Madeleine McCann investigator says he's sure Christian Brueckner is the killer, 'confident' he'll be charged
The chief investigator handling the Madeleine McCann case has said he is sure prime suspect Christian Brueckner is behind the murder of the little girl. Hans Christian Wolters has also claimed that if the public were to see the evidence they will be of the same opinion. Wolters stated that lack of much evidence prevented them from charging Brueckner, but was “very confident” he will be charged in the future.
“If you knew the evidence we had you would come to the same conclusion as I do but I can’t give you details because we don’t want the accused to know what we have on him - these are tactical considerations,” Wolters said in a TV interview, before adding: “I can’t promise, I can’t guarantee that we have enough to bring a charge but I’m very confident because what we have so far doesn’t allow any other conclusion at all.”
A week before his recent interview, the chief detective said he was taking extra care before filing charges due to strict double jeopardy German laws.
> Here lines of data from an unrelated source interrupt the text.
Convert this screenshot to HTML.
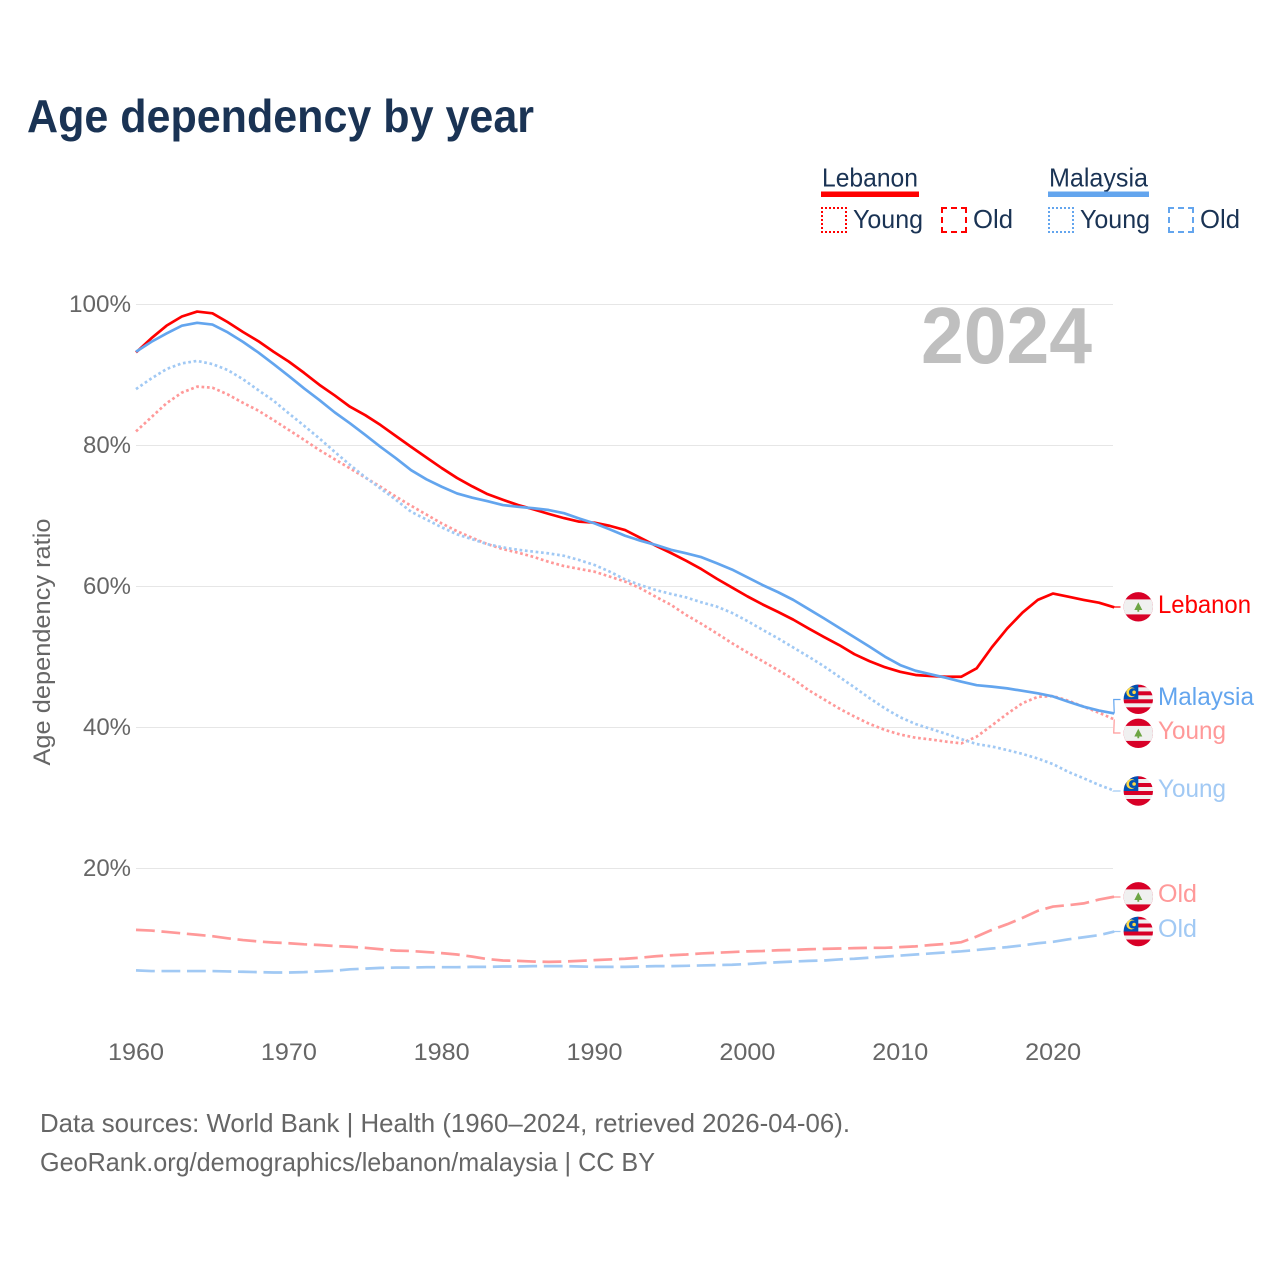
<!DOCTYPE html>
<html lang="en">
<head>
<meta charset="utf-8">
<title>Age dependency by year</title>
<style>
html,body{margin:0;padding:0;background:#fff;}
#page{position:relative;width:1280px;height:1280px;overflow:hidden;background:#fff;font-family:"Liberation Sans",sans-serif;}
svg{position:absolute;left:0;top:0;}
.swatch{position:absolute;top:207px;width:26px;height:26px;box-sizing:border-box;}
text{font-family:"Liberation Sans",sans-serif;}
</style>
</head>
<body>
<div id="page">
<svg id="chart" width="1280" height="1280" viewBox="0 0 1280 1280">
  <defs>
    <clipPath id="flag-clip"><circle cx="0" cy="0" r="14.7"/></clipPath>
    <g id="flag-lb" clip-path="url(#flag-clip)">
      <rect x="-15" y="-15" width="30" height="30" fill="#d80027"/>
      <rect x="-15" y="-7.4" width="30" height="15" fill="#f0f0f0"/>
      <polygon points="0,-4.6 4,3.2 0.9,3.2 0.9,5 -0.9,5 -0.9,3.2 -4,3.2" fill="#6da544"/>
    </g>
    <g id="flag-my" clip-path="url(#flag-clip)">
      <rect x="-15" y="-15" width="30" height="30" fill="#f0f0f0"/>
      <rect x="-15" y="-15" width="30" height="3" fill="#d80027"/>
      <rect x="-15" y="-8" width="30" height="4" fill="#d80027"/>
      <rect x="-15" y="0" width="30" height="4" fill="#d80027"/>
      <rect x="-15" y="8" width="30" height="7" fill="#d80027"/>
      <rect x="-15" y="-15" width="15" height="15" fill="#0052b4"/>
      <circle cx="-7" cy="-7" r="5" fill="#ffda44"/>
      <circle cx="-5.4" cy="-7" r="4" fill="#0052b4"/>
      <circle cx="-4.2" cy="-7" r="1.8" fill="#ffda44"/>
    </g>
  </defs>

  <text x="27" y="132" font-size="46" font-weight="700" fill="#1a3354" textLength="507" lengthAdjust="spacingAndGlyphs">Age dependency by year</text>

  <g id="grid"></g>
  <g id="y-ticks"></g>
  <g id="x-ticks"></g>

  <text transform="translate(50,642) rotate(-90)" text-anchor="middle" font-size="24" fill="#666666" textLength="247" lengthAdjust="spacingAndGlyphs">Age dependency ratio</text>

  <text x="1092" y="363" text-anchor="end" font-size="80" font-weight="700" fill="#bfbfbf" textLength="171" lengthAdjust="spacingAndGlyphs">2024</text>

  <g id="series"></g>
  <g id="connectors"></g>

  <use href="#flag-lb" transform="translate(1138.3,606.8)"/>
  <use href="#flag-my" transform="translate(1138.3,699.3)"/>
  <use href="#flag-lb" transform="translate(1138.3,733.3)"/>
  <use href="#flag-my" transform="translate(1138.3,791)"/>
  <use href="#flag-lb" transform="translate(1138.3,896.8)"/>
  <use href="#flag-my" transform="translate(1138.3,931.5)"/>

  <text x="1158" y="613" font-size="25" fill="#ff0000" textLength="93" lengthAdjust="spacingAndGlyphs">Lebanon</text>
  <text x="1158" y="705" font-size="25" fill="#63a5ee" textLength="96" lengthAdjust="spacingAndGlyphs">Malaysia</text>
  <text x="1158" y="739" font-size="25" fill="#ff9999" textLength="68" lengthAdjust="spacingAndGlyphs">Young</text>
  <text x="1158" y="797" font-size="25" fill="#a1c9f4" textLength="68" lengthAdjust="spacingAndGlyphs">Young</text>
  <text x="1158" y="902" font-size="25" fill="#ff9999" textLength="39" lengthAdjust="spacingAndGlyphs">Old</text>
  <text x="1158" y="937" font-size="25" fill="#a1c9f4" textLength="39" lengthAdjust="spacingAndGlyphs">Old</text>

  <text x="822" y="186.5" font-size="26" fill="#1a3354" textLength="96" lengthAdjust="spacingAndGlyphs">Lebanon</text>
  <rect x="821" y="191.5" width="98" height="5.5" fill="#ff0000"/>
  <text x="853" y="228" font-size="26" fill="#1a3354" textLength="70" lengthAdjust="spacingAndGlyphs">Young</text>
  <text x="973" y="228" font-size="26" fill="#1a3354" textLength="40" lengthAdjust="spacingAndGlyphs">Old</text>
  <text x="1049" y="186.5" font-size="26" fill="#1a3354" textLength="99" lengthAdjust="spacingAndGlyphs">Malaysia</text>
  <rect x="1048" y="191.5" width="101" height="5.5" fill="#63a5ee"/>
  <text x="1080" y="228" font-size="26" fill="#1a3354" textLength="70" lengthAdjust="spacingAndGlyphs">Young</text>
  <text x="1200" y="228" font-size="26" fill="#1a3354" textLength="40" lengthAdjust="spacingAndGlyphs">Old</text>

  <text x="40" y="1132" font-size="26" fill="#666666" textLength="810" lengthAdjust="spacingAndGlyphs">Data sources: World Bank | Health (1960–2024, retrieved 2026-04-06).</text>
  <text x="40" y="1171" font-size="26" fill="#666666" textLength="615" lengthAdjust="spacingAndGlyphs">GeoRank.org/demographics/lebanon/malaysia | CC BY</text>
</svg>
<div class="swatch" style="left:821px;border:2px dotted #ff0000;"></div>
<div class="swatch" style="left:941px;border:2px dashed #ff0000;"></div>
<div class="swatch" style="left:1048px;border:2px dotted #63a5ee;"></div>
<div class="swatch" style="left:1168px;border:2px dashed #63a5ee;"></div>
</div>
<script>
const firstYear = 1960;
const xTickLabels = [1960, 1970, 1980, 1990, 2000, 2010, 2020];
const yTickLabels = [20, 40, 60, 80, 100];

const lebanonTotal = [
  93.2,95.2,97.0,98.3,99.0,98.75,97.5,96.1,94.8,93.3,
  91.9,90.3,88.6,87.1,85.5,84.3,82.9,81.35,79.8,78.3,
  76.8,75.4,74.2,73.1,72.3,71.55,70.95,70.3,69.7,69.2,
  69.05,68.6,68.0,66.9,65.8,64.75,63.65,62.45,61.1,59.85,
  58.6,57.45,56.4,55.3,54.05,52.85,51.7,50.4,49.4,48.55,
  47.9,47.45,47.3,47.2,47.2,48.4,51.4,54.05,56.3,58.1,
  59.0,58.55,58.1,57.7,57.05
];
const malaysiaTotal = [
  93.3,94.7,95.9,97.0,97.4,97.15,96.05,94.7,93.2,91.55,
  89.85,88.1,86.45,84.7,83.15,81.5,79.8,78.2,76.5,75.2,
  74.15,73.2,72.6,72.1,71.55,71.3,71.1,70.85,70.4,69.65,
  68.95,68.1,67.2,66.5,65.9,65.2,64.7,64.15,63.3,62.4,
  61.3,60.2,59.2,58.1,56.8,55.5,54.15,52.8,51.45,50.05,
  48.85,48.05,47.55,47.05,46.5,46.0,45.8,45.55,45.2,44.85,
  44.4,43.65,42.95,42.4,42.0
];
const lebanonYoung = [
  82.0,84.0,86.0,87.5,88.35,88.2,87.25,86.05,84.95,83.6,
  82.2,80.8,79.35,78.05,76.75,75.45,74.15,72.75,71.45,70.2,
  68.95,67.85,66.9,66.0,65.3,64.8,64.2,63.5,62.9,62.5,
  62.1,61.4,60.7,59.75,58.55,57.4,55.95,54.7,53.35,51.95,
  50.65,49.4,48.15,46.85,45.3,44.0,42.7,41.55,40.5,39.65,
  39.0,38.55,38.3,38.0,37.75,38.7,40.3,41.95,43.45,44.35,
  44.45,43.8,42.95,42.1,41.15
];
const malaysiaYoung = [
  88.0,89.5,90.85,91.65,92.0,91.55,90.7,89.4,87.85,86.35,
  84.55,82.8,81.0,79.1,77.25,75.5,73.9,72.3,70.6,69.5,
  68.4,67.4,66.7,66.0,65.55,65.2,64.95,64.7,64.35,63.75,
  63.05,62.1,61.0,60.2,59.5,58.95,58.45,57.75,57.15,56.25,
  55.1,53.85,52.65,51.35,50.05,48.7,47.2,45.7,44.15,42.7,
  41.45,40.5,39.8,39.1,38.35,37.65,37.3,36.8,36.25,35.6,
  34.8,33.7,32.8,31.85,31.05
];
const lebanonOld = [
  11.3,11.2,11.0,10.8,10.6,10.4,10.1,9.85,9.65,9.5,
  9.4,9.25,9.15,9.0,8.9,8.75,8.55,8.35,8.3,8.15,
  8.0,7.8,7.5,7.15,6.95,6.9,6.8,6.75,6.8,6.9,
  7.0,7.1,7.2,7.35,7.55,7.7,7.8,7.95,8.05,8.15,
  8.25,8.3,8.4,8.45,8.55,8.6,8.65,8.7,8.75,8.75,
  8.85,8.95,9.15,9.3,9.55,10.35,11.3,12.1,13.0,14.0,
  14.6,14.8,15.05,15.6,16.0
];
const malaysiaOld = [
  5.55,5.45,5.45,5.45,5.45,5.45,5.4,5.35,5.3,5.25,
  5.25,5.3,5.4,5.5,5.7,5.8,5.9,5.95,5.95,6.0,
  6.0,6.0,6.05,6.05,6.1,6.1,6.15,6.15,6.15,6.1,
  6.05,6.05,6.05,6.1,6.15,6.15,6.2,6.25,6.3,6.35,
  6.45,6.6,6.7,6.8,6.9,6.95,7.1,7.2,7.35,7.5,
  7.65,7.8,7.95,8.1,8.25,8.45,8.65,8.85,9.1,9.4,
  9.6,9.95,10.25,10.55,11.05
];

const SVGNS = 'http://www.w3.org/2000/svg';
function xScale(year) { return 136 + (year - 1960) * 15.285; }
function yScale(value) { return 1009.5 - value * 7.05; }
function linePath(values) {
  return values.map(function (v, i) {
    return (i ? 'L' : 'M') + xScale(firstYear + i).toFixed(2) + ' ' + yScale(v).toFixed(2);
  }).join(' ');
}

const gridGroup = document.getElementById('grid');
const yTickGroup = document.getElementById('y-ticks');
yTickLabels.forEach(function (t) {
  const line = document.createElementNS(SVGNS, 'line');
  
  
  line.setAttribute('x1', 136);
  line.setAttribute('x2', 1113);
  line.setAttribute('y1', yScale(t));
  line.setAttribute('y2', yScale(t));
  line.setAttribute('stroke', '#e6e6e6');
  line.setAttribute('stroke-width', 1);
  gridGroup.appendChild(line);

  const label = document.createElementNS(SVGNS, 'text');
  
  
  label.setAttribute('x', 131);
  label.setAttribute('y', yScale(t) + 7.5);
  label.setAttribute('text-anchor', 'end');
  label.setAttribute('font-size', 24);
  label.setAttribute('fill', '#666666');
  label.setAttribute('textLength', String(t).length * 14 + 20);
  label.setAttribute('lengthAdjust', 'spacingAndGlyphs');
  label.textContent = t + '%';
  yTickGroup.appendChild(label);
});

const xTickGroup = document.getElementById('x-ticks');
xTickLabels.forEach(function (t) {
  const label = document.createElementNS(SVGNS, 'text');
  
  
  label.setAttribute('x', xScale(t));
  label.setAttribute('y', 1060);
  label.setAttribute('text-anchor', 'middle');
  label.setAttribute('font-size', 24);
  label.setAttribute('fill', '#666666');
  label.setAttribute('textLength', 56);
  label.setAttribute('lengthAdjust', 'spacingAndGlyphs');
  label.textContent = t;
  xTickGroup.appendChild(label);
});

const seriesGroup = document.getElementById('series');
function drawLine(values, name, color, dash) {
  const path = document.createElementNS(SVGNS, 'path');
  
  
  path.setAttribute('d', linePath(values));
  path.setAttribute('fill', 'none');
  path.setAttribute('stroke', color);
  path.setAttribute('stroke-width', 2.7);
  path.setAttribute('stroke-linejoin', 'round');
  if (dash) path.setAttribute('stroke-dasharray', dash);
  seriesGroup.appendChild(path);
}
drawLine(lebanonOld, 'lebanon-old-line', '#ff9999', '18.8 6.7');
drawLine(malaysiaOld, 'malaysia-old-line', '#a1c9f4', '18.8 6.7');
drawLine(lebanonYoung, 'lebanon-young-line', '#ff9999', '2.7 2.7');
drawLine(malaysiaYoung, 'malaysia-young-line', '#a1c9f4', '2.7 2.7');
drawLine(lebanonTotal, 'lebanon-total-line', '#ff0000', null);
drawLine(malaysiaTotal, 'malaysia-total-line', '#63a5ee', null);

const connectorGroup = document.getElementById('connectors');
function drawConnector(values, labelY, name, color) {
  const endX = xScale(firstYear + values.length - 1);
  const endY = yScale(values[values.length - 1]);
  const path = document.createElementNS(SVGNS, 'path');
  
  
  path.setAttribute('d', 'M' + endX + ' ' + endY + ' L' + (endX - 0.5) + ' ' + labelY + ' L1120.5 ' + labelY);
  path.setAttribute('fill', 'none');
  path.setAttribute('stroke', color);
  path.setAttribute('stroke-width', 1.2);
  connectorGroup.appendChild(path);
}
drawConnector(lebanonTotal, 607, 'lebanon-connector', '#ff0000');
drawConnector(malaysiaTotal, 699.5, 'malaysia-connector', '#63a5ee');
drawConnector(lebanonYoung, 733, 'lebanon-young-connector', '#ff9999');
drawConnector(malaysiaYoung, 791, 'malaysia-young-connector', '#a1c9f4');
drawConnector(lebanonOld, 897, 'lebanon-old-connector', '#ff9999');
drawConnector(malaysiaOld, 931.5, 'malaysia-old-connector', '#a1c9f4');
</script>
</body>
</html>
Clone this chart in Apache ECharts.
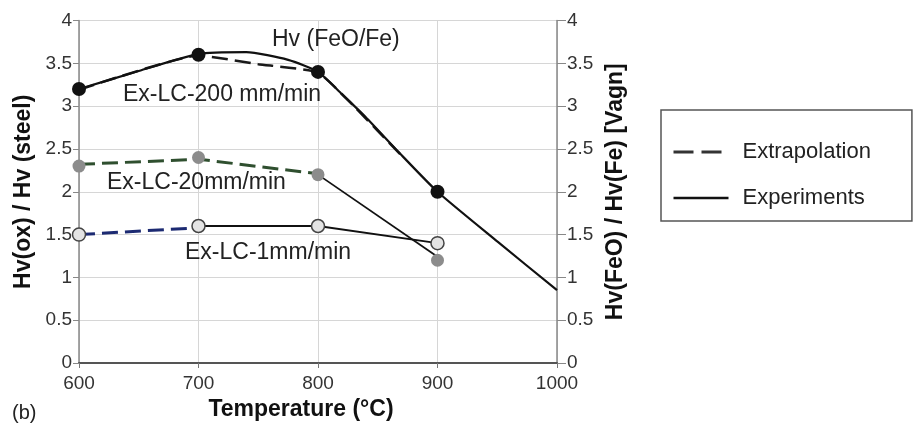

He added at the time, “If we file charges and he is acquitted, then the case is dead forever. In Germany, once you have been acquitted, you cannot be charged again, at least only in very exceptional cases." Brueckner is currently in prison in Germany for drug trafficking in the northern German city of Kiel. Besides, he was also convicted in the rape of a 72-year-old American woman in 2005 and awarded seven years in jail, at a court in Brunswick, Lower Saxony. The woman was sexually assaulted at the same resort from where Madeleine was kidnapped. The victim was three when she vanished from a holiday apartment in Praia da Luz in May 2007. Madeleine was vacationing at the time with her family.
This comes after Met Police Commissioner Dame Cressida Dick said they will keep searching for the toddler until they “feel we have exhausted all” possibilities. “We're continuing to work very closely with our colleagues in the BKA (Germany's Federal Criminal Police Office) in Germany, as you know, and the PJ (Policia Judiciaria) in Portugal. We do have our small team still working on that and there's no significant change for us in terms of our resourcing or posture. As you know, we have some funding to continue that and we are continuing it,” the commissioner stated. She added, “We will continue until the time that it is right, either because much more light has been thrown on this and, or, somebody has been brought to justice. Or, if we feel we have exhausted all possible opportunities. We're not any of those stages at the moment, and the team continues."
When reporters asked Dick if she received each and every piece of information from the German authorities, she said, “We're working really closely with the German authorities. I would not expect necessarily every single piece of material to be shared with us. I'm sure they're sharing the relevant things at the relevant times with us. We are working really, really closely with them."